▶ Your objective:
Copy each line of the records that holds the string "Reproduce".

▶ Supplied data:
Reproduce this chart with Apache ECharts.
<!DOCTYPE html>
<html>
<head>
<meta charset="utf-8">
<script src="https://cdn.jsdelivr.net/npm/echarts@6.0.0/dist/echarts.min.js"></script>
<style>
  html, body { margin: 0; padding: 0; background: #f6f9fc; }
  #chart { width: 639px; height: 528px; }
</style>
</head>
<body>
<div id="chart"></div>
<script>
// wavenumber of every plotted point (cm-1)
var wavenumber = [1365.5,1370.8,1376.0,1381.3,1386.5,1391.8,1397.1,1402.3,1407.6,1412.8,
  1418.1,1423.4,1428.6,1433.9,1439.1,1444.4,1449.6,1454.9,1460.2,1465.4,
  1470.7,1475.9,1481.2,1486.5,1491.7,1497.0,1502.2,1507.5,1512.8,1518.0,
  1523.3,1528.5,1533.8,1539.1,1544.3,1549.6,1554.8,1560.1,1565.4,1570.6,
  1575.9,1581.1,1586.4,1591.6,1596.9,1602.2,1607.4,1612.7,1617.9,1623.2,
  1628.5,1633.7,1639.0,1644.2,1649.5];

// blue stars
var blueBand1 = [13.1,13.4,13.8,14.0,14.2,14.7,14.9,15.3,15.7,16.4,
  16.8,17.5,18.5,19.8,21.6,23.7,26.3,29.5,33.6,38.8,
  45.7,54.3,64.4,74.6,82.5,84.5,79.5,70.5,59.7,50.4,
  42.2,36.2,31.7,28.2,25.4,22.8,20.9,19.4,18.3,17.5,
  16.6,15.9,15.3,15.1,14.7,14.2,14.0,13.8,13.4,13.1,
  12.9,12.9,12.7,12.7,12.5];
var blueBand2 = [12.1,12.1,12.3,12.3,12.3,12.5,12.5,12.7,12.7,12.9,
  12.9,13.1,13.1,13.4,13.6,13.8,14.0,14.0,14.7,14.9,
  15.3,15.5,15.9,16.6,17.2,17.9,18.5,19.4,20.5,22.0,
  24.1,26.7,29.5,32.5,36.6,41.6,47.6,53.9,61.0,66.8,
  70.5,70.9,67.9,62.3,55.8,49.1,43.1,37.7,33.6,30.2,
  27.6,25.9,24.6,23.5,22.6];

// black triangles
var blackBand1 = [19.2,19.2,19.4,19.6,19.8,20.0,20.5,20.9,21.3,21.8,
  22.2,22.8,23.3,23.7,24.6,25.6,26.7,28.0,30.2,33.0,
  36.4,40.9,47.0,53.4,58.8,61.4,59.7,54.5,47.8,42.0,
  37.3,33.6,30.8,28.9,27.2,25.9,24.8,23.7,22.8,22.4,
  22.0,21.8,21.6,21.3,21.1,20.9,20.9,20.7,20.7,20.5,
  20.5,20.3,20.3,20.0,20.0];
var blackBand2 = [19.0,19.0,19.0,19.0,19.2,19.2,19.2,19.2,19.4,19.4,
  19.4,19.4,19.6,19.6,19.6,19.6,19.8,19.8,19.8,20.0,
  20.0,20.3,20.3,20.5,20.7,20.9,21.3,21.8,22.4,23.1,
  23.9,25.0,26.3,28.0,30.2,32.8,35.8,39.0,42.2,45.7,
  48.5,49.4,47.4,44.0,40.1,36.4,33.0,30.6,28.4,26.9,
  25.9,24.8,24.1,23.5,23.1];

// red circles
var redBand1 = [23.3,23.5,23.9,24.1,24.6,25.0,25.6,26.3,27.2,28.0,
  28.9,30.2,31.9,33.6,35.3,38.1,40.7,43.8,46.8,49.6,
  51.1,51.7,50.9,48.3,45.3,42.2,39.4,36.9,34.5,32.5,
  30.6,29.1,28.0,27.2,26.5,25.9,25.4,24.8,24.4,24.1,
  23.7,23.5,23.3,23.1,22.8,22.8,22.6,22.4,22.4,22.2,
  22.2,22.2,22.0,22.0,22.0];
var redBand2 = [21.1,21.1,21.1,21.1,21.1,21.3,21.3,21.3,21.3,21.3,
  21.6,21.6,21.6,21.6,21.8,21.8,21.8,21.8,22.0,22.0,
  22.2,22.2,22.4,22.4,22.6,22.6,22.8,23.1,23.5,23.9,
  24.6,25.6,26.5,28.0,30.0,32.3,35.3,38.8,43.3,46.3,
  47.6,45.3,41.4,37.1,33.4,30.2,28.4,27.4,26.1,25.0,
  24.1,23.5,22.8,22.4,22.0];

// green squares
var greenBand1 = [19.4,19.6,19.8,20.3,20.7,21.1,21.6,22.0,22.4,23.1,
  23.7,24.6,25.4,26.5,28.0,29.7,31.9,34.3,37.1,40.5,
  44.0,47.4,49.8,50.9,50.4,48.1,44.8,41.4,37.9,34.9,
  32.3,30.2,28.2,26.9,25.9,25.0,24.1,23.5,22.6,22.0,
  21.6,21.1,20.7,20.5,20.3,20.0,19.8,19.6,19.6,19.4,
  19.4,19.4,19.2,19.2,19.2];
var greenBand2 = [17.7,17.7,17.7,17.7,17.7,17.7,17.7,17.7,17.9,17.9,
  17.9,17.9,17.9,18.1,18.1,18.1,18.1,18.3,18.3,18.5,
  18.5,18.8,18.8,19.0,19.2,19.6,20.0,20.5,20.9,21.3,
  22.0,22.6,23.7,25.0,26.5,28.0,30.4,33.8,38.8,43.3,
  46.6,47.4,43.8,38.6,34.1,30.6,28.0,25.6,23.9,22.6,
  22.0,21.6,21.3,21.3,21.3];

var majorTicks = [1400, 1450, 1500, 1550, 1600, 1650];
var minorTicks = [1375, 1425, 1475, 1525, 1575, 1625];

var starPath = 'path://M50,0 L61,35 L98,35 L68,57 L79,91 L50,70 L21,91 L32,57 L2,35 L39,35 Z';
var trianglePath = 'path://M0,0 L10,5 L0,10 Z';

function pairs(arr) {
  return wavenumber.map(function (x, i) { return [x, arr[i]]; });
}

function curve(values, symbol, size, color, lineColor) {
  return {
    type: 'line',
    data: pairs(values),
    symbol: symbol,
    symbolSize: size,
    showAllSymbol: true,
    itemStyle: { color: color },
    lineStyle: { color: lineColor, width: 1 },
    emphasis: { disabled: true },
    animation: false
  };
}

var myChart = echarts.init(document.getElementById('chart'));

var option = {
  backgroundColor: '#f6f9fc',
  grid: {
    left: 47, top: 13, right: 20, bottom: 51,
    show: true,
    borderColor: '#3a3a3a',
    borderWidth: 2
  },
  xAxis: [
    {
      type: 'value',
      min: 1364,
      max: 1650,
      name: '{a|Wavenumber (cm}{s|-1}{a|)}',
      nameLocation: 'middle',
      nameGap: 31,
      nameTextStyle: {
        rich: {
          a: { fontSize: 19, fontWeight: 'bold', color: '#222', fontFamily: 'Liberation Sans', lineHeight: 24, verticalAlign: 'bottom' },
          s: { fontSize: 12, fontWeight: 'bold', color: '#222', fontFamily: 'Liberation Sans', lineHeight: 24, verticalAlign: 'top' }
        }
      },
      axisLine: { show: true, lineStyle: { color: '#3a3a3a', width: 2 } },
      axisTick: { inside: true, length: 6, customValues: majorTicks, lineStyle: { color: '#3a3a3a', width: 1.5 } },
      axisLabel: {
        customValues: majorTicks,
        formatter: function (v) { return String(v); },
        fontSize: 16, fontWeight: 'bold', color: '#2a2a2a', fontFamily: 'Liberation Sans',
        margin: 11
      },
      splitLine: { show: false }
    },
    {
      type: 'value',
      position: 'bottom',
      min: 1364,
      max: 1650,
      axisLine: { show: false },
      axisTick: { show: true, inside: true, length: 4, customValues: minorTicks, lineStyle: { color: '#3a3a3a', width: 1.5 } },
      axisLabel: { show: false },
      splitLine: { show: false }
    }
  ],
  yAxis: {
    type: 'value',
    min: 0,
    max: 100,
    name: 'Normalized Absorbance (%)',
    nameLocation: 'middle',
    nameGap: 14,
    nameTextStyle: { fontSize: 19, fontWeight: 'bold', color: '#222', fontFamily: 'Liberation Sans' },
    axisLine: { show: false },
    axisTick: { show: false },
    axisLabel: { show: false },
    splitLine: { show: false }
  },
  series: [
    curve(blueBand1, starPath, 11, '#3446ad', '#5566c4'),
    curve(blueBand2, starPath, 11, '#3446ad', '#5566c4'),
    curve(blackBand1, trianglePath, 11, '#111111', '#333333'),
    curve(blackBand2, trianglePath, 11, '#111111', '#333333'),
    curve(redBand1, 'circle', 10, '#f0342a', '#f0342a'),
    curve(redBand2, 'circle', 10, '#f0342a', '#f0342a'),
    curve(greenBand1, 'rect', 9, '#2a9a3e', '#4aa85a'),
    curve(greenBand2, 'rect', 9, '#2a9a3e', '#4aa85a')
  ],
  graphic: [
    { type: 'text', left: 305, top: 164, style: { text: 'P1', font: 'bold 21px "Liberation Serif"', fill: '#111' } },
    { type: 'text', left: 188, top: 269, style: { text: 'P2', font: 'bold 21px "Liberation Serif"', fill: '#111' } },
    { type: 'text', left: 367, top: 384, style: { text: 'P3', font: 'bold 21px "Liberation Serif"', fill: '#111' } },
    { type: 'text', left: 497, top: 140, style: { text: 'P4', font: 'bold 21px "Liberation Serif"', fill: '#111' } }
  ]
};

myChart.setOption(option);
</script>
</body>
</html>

--

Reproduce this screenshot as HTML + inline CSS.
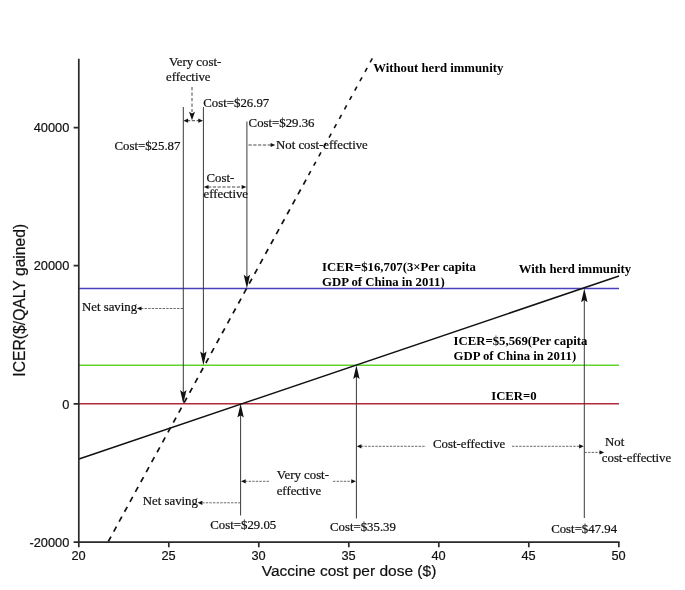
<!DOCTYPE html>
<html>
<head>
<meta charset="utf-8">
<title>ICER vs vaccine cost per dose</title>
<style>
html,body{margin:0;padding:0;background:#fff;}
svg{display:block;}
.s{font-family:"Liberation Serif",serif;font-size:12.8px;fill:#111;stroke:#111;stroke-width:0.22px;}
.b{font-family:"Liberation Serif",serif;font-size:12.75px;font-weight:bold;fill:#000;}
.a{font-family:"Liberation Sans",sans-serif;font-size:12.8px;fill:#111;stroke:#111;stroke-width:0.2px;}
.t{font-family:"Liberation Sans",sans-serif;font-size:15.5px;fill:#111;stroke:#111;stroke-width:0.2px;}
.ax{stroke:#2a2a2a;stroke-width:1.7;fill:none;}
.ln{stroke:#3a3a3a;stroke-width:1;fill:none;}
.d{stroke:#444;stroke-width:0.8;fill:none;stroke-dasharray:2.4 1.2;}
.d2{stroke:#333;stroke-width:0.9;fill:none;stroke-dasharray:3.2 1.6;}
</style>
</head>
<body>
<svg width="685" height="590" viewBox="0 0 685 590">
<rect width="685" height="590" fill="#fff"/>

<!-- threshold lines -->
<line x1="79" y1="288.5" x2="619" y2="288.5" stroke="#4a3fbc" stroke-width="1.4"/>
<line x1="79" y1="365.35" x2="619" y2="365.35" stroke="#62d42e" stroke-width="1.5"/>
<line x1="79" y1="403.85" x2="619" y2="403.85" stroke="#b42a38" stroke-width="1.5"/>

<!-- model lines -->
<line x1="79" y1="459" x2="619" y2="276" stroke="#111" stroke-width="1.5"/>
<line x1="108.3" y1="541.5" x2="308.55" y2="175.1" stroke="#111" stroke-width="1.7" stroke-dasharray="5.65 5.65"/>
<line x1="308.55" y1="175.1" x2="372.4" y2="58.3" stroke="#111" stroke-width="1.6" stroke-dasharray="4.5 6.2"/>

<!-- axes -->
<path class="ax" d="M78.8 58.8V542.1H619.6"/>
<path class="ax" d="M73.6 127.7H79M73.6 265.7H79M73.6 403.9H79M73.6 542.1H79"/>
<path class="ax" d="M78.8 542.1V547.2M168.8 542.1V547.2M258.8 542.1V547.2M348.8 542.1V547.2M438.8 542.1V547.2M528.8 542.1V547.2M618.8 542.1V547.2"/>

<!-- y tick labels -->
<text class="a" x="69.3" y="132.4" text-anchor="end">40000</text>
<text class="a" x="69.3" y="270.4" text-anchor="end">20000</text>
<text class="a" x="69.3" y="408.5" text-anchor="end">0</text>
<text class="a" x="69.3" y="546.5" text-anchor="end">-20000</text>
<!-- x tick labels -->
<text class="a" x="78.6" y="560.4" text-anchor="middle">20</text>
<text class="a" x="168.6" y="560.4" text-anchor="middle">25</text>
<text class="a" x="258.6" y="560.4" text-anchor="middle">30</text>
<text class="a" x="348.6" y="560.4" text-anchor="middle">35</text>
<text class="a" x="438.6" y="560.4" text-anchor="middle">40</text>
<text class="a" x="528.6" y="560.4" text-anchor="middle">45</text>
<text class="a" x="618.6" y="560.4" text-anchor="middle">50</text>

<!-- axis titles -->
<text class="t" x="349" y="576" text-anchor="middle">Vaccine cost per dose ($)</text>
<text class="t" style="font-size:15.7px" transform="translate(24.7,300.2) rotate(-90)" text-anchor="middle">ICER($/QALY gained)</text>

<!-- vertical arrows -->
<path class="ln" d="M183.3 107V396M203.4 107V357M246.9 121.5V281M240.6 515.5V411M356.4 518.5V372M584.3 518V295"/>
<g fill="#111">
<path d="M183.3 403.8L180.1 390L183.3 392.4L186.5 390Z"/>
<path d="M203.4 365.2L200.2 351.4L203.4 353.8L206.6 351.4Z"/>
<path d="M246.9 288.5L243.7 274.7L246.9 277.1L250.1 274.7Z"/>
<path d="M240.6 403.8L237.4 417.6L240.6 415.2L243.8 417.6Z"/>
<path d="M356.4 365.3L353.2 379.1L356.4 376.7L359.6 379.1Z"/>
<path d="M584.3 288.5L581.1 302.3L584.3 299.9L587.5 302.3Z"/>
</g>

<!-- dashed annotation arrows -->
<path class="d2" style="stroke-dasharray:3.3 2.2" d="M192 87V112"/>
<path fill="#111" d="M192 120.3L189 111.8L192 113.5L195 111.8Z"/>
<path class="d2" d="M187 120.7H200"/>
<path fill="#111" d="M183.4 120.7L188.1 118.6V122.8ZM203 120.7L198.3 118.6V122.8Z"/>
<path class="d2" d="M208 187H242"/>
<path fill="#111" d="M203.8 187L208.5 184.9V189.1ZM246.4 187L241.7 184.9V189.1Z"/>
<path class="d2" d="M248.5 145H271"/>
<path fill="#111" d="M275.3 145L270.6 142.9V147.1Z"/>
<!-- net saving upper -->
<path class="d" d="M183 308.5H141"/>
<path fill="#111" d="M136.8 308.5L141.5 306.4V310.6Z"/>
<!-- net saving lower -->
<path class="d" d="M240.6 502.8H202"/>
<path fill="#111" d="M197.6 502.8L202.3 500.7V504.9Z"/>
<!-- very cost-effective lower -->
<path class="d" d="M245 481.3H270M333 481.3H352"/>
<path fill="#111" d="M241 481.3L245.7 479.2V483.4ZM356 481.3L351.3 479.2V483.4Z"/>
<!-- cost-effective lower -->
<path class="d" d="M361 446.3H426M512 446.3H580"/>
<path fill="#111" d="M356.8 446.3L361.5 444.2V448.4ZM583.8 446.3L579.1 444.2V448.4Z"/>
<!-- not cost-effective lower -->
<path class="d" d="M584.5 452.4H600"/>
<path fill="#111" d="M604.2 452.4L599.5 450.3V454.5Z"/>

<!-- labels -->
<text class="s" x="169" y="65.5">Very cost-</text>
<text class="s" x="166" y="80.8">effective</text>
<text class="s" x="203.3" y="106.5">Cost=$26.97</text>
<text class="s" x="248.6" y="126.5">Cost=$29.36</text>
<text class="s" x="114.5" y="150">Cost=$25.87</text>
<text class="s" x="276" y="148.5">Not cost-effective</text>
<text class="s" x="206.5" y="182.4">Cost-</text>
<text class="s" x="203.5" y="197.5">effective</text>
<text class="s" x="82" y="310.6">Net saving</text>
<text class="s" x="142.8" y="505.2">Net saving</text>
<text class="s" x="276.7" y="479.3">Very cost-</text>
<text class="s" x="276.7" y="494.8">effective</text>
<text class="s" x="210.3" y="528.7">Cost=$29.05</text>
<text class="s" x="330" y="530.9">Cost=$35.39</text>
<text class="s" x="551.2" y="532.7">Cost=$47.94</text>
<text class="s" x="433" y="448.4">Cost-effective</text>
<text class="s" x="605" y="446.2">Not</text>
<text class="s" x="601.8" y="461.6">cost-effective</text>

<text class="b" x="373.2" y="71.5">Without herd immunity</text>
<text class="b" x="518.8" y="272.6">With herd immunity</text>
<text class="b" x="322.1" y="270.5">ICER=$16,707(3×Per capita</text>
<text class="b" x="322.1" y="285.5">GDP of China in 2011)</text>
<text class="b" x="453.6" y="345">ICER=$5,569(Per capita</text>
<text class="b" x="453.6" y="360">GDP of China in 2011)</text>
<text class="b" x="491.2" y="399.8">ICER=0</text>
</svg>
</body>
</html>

▶ Full output:
Reproduce this chart with Apache ECharts.
Reproduce this screenshot as HTML + inline CSS.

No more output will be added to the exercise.